Por Arturo Pérez-Reverte |
Ocurrió a principios de 1979. Acababa de regresar del Líbano y Chema Pérez Castro, redactor jefe de Internacional de Pueblo, me preguntó si quería cubrir la guerra civil de Nicaragua. Tres semanas después estaba allí, en una región llamada Nueva Guinea, acompañando —ahora llaman a eso ir empotrado— a una compañía de las fuerzas especiales del dictador Somoza. Ya había estado con los guerrilleros sandinistas; y gracias a un coronel borrachín, putero y simpático del que me hice amigo tomando copas en el hotel Intercontinental de Managua, un avión Aviocar —fabricado en España— que llevaba tropas y armamento a esa zona me había transportado allí, para ver la cosa desde el otro bando.
Lo del avión tiene su puntito de gracia, porque a mi regreso a España un mes después, Chema Sanmillán, el director de comunicación de la empresa fabricante, que también era amigo, me pidió por mi madre que no publicara las fotos del avión español manejado por los somocistas, y creo recordar que publiqué una, o ninguna.
El caso, como digo, es que estaba con los rangers que combatían a la guerrilla —armados con material israelí, cascos y fusiles Galil—, en una de esas operaciones antisubversivas que llamaban de búsqueda y destrucción, y que consistían básicamente en matar a muchos sandinistas. Y cuando no había auténticos sandinistas a tiro, también valía la población civil: llegaban a un pueblito, los mataban a todos y decían que eran guerrilleros, por aquello de las estadísticas.
Y, bueno. En Nueva Guinea había combates serios, porque una fuerte formación guerrillera se había infiltrado por allí, o intentaba hacerlo, y todos se andaban arrimando candela. Fueron unos días ásperos, y recuerdo que alguno lo pasé muy mal porque tenía fuertes dolores de cabeza, se me habían acabado las cafiaspirinas y sólo me quedaban dos supositorios de Optalidón que tenía reservados para emergencias. Pero cuando fui a usar uno, el calor —que era espantoso— lo había derretido hasta convertirlo en líquido. Así que, desesperado, con ayuda de un trago de la cantimplora, me bebí el otro supositorio. Amargo de morirse, oigan. Pero durante un rato funcionó.
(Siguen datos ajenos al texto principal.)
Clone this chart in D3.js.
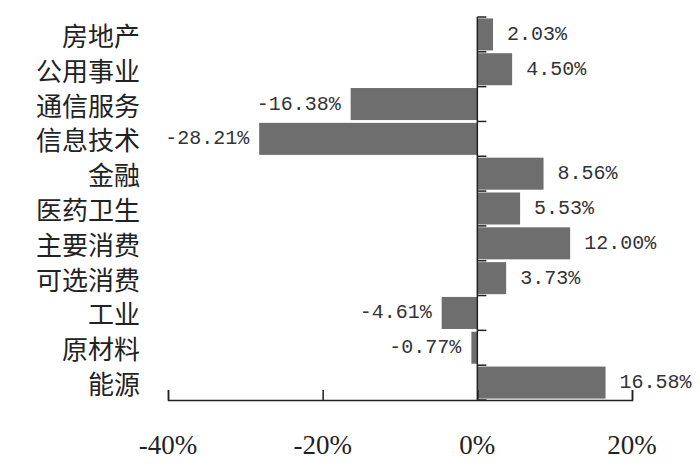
<!DOCTYPE html>
<html><head><meta charset="utf-8">
<script src="https://cdn.jsdelivr.net/npm/d3@7"></script>
<style>body{margin:0;background:#fff}</style>
</head><body>
<svg id="c" width="700" height="476"></svg>
<script>
const categories = ["房地产","公用事业","通信服务","信息技术","金融","医药卫生","主要消费","可选消费","工业","原材料","能源"];
const values = [2.03, 4.50, -16.38, -28.21, 8.56, 5.53, 12.00, 3.73, -4.61, -0.77, 16.58];
const tickValues = [-40, -20, 0, 20];

const svg = d3.select("#c");
const x = d3.scaleLinear().domain([-40, 20]).range([168, 632]);
const y = d3.scaleBand().domain(categories).range([17, 400]).paddingInner(0.08).paddingOuter(0.04);
const step = y.step();

// bars
svg.append("g").selectAll("rect").data(values).join("rect")
  .attr("x", d => x(Math.min(0, d)))
  .attr("y", (d, i) => y(categories[i]))
  .attr("width", d => Math.abs(x(d) - x(0)))
  .attr("height", y.bandwidth())
  .attr("fill", "#6e6e6e");

// x axis
const xAxis = d3.axisTop(x).tickValues(tickValues).tickSize(10).tickFormat("");
const gx = svg.append("g").attr("transform", "translate(0,400)").call(xAxis);
gx.select(".domain").attr("stroke", "#222").attr("stroke-width", 1.5);
gx.selectAll(".tick line").attr("stroke", "#222").attr("stroke-width", 1.5);
svg.append("g").selectAll("text").data(tickValues).join("text")
  .attr("x", d => x(d)).attr("y", 445)
  .attr("text-anchor", "middle").attr("dominant-baseline", "central")
  .attr("font-family", "Liberation Serif").attr("font-size", 27).attr("fill", "#222")
  .text(d => d + "%");

// vertical axis at zero
const bounds = d3.range(categories.length + 1).map(i => 17 + i * step);
const gy = svg.append("g");
gy.append("line").attr("x1", x(0)).attr("x2", x(0)).attr("y1", 17).attr("y2", 400)
  .attr("stroke", "#222").attr("stroke-width", 1.5);
gy.selectAll("line.t").data(bounds).join("line").attr("class", "t")
  .attr("x1", x(0)).attr("x2", x(0) + 9).attr("y1", d => d).attr("y2", d => d)
  .attr("stroke", "#222").attr("stroke-width", 1.5);

// category labels
svg.append("g").selectAll("text").data(categories).join("text")
  .attr("x", 140).attr("y", d => y(d) + y.bandwidth() / 2)
  .attr("text-anchor", "end").attr("dominant-baseline", "central")
  .attr("font-family", "Noto Sans CJK SC").attr("font-size", 26).attr("fill", "#222")
  .text(d => d);

// data labels
svg.append("g").selectAll("text").data(values).join("text")
  .attr("x", d => d >= 0 ? x(d) + 14 : x(d) - 10)
  .attr("y", (d, i) => y(categories[i]) + y.bandwidth() / 2)
  .attr("text-anchor", d => d >= 0 ? "start" : "end").attr("dominant-baseline", "central")
  .attr("font-family", "Liberation Mono").attr("font-size", 20).attr("fill", "#333")
  .text(d => d.toFixed(2) + "%");
</script>
</body></html>
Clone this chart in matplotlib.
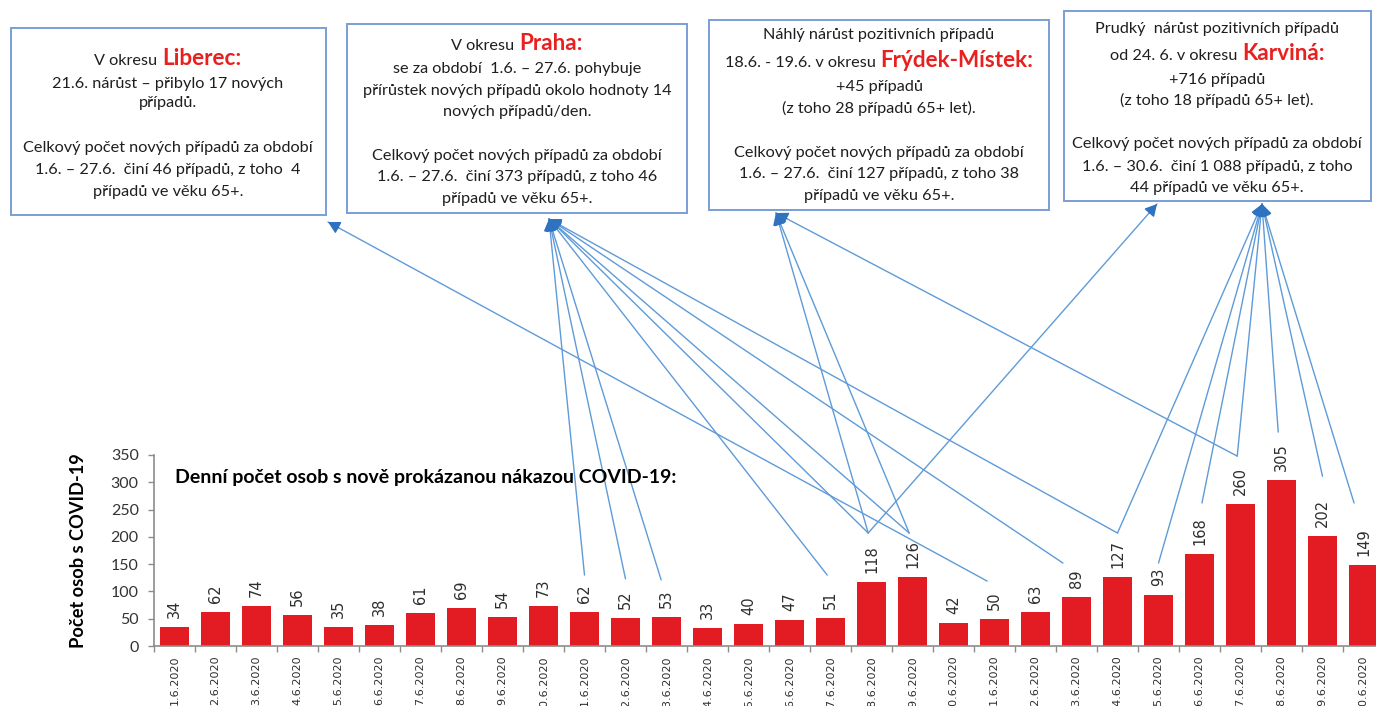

A los que ya no les dolía la cabeza ni les dolía nada era a los catorce cadáveres que estaban tirados en el suelo, uno junto a otro, en un lugar llamado Paso de la Yegua. Los rangers que se los habían cargado me dijeron que eran guerrilleros, y tuve que creerlos bajo palabra, porque estaban tan estropeados que era difícil averiguar lo que de verdad habían sido. Es cierto que alguno llevaba prendas militares, pero otros parecían simples campesinos. Había entre ellos una mujer joven a la que una granada le había dejado el torso desnudo y salpicado de agujeritos de metralla. Y cuando me vio la intención, el capitán somocista al que apodaban El Gringo, un fulano chupado, con bigote y la cara picada de marcas, idéntico al actor Edward James Olmos —el de Corrupción en Miami—, me dijo alto y claro que no fotografiase a la mujer. Respondí que no lo haría, por supuesto, y en cuanto volvió la espalda, con la cámara a la altura de mi cintura, disparé tres fotos seguidas. Entonces el capitán las oyó, y regresó hacia mí.
Ahora, háganme el favor, imaginen la cara de un tipo como aquél a dos palmos de la mía. Llevaba el tal Gringo unas gafas Rayban —que no olvidaré jamás— y cuando lo tuve enfrente se las quitó muy despacio, descubriendo unos ojos tan negros y duros que parecían basalto pulido. Me miró así un momento, muy quieto y muy fijo; y después, con una voz tranquila que parecía hecha de ácido sulfúrico, con una calma y cortesía tan heladas que me erizaron la piel, pronunció estas palabras inolvidables: «Amigo, no perdamos la dulzura del carácter».
Me va a matar, comprendí. Estamos en el quinto carajo, no hay más testigos que sus hombres, en cuanto pueda me pegará un tiro y luego dirá que me apiolaron los guerrilleros, que caí en un tiroteo y tal. Llevo tiempo en este oficio y conozco el truco. Pensé eso atropelladamente —después, cuando reflexioné sobre aquello, concluí que no había pasado tanto miedo en mi vida—. Así que hice lo único que podía hacer: en vez de negar, protestar y otras milongas que no habrían servido de nada, abrí la tapa de la cámara, saqué el rollo fotográfico y delante de sus ojos, bien a la vista, lo estiré todo hasta velarlo expuesto a la luz. Y el Gringo, o como se llamara aquel hijo de puta, esbozó una fría sonrisa de aprobación, me palmeó benévolo un hombro y volvió a ponerse las gafas de sol.